#### [PROBLEM TO SOLVE]
Find how many lines hold the word "with" and give that number only.
:: STORED DATA ::
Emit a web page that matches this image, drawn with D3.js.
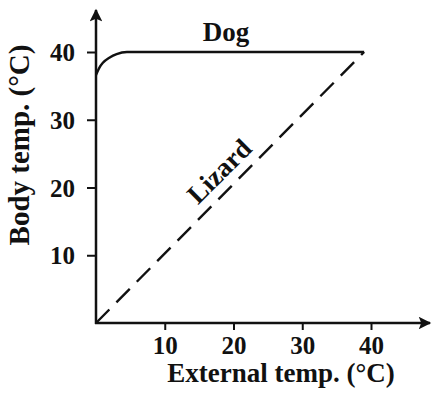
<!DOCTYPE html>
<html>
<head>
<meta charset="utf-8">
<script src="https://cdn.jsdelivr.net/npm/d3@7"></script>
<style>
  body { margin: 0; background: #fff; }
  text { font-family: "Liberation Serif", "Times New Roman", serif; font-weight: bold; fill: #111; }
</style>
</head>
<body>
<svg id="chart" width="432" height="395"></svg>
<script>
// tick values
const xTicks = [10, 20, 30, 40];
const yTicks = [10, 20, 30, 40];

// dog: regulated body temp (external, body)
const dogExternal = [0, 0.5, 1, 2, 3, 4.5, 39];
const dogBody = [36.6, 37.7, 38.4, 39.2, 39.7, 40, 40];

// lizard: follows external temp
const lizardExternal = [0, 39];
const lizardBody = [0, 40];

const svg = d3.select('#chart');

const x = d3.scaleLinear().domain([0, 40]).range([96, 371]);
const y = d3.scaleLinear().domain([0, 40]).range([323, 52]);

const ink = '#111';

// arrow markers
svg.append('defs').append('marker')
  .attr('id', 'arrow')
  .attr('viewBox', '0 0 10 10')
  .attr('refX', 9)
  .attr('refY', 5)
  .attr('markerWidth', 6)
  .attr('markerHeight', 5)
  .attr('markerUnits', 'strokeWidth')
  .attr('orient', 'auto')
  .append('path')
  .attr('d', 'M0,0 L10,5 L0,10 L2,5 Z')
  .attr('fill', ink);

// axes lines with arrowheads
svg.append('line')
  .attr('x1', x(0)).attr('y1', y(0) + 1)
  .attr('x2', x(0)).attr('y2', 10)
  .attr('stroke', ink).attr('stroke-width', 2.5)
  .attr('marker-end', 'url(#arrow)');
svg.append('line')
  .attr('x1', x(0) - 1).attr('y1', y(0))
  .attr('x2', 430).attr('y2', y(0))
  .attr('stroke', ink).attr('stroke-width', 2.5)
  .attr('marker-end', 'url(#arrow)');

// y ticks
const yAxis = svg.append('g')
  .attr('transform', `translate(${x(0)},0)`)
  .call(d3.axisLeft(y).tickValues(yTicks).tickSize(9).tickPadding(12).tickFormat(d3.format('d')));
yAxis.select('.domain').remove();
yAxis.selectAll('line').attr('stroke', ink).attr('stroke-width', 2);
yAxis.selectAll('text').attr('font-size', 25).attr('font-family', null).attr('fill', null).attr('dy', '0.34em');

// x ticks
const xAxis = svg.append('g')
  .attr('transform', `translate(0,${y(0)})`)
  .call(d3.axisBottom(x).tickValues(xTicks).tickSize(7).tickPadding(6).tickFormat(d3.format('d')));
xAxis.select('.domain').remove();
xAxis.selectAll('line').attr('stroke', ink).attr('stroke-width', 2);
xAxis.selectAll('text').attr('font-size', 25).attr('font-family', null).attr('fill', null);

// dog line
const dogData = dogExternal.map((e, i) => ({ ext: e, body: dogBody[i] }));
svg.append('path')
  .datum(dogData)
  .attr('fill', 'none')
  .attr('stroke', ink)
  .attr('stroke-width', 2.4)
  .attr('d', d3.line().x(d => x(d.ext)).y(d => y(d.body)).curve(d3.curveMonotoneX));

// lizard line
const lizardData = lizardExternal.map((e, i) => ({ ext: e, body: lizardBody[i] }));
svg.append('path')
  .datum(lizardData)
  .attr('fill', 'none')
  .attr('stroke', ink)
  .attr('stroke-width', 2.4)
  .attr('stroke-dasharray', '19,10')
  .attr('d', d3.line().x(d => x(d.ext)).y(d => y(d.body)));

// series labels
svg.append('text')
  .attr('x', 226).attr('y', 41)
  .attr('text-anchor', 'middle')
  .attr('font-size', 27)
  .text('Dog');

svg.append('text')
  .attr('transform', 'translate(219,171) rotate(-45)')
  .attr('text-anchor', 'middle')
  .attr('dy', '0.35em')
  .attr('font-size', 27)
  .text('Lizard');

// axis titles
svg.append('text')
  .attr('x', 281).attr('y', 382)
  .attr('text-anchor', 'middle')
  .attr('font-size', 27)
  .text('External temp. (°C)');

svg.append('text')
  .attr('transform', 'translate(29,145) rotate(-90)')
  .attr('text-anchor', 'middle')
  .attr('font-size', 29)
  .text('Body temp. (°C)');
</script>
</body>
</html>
:::
#### [CORRECT OUTPUT]
2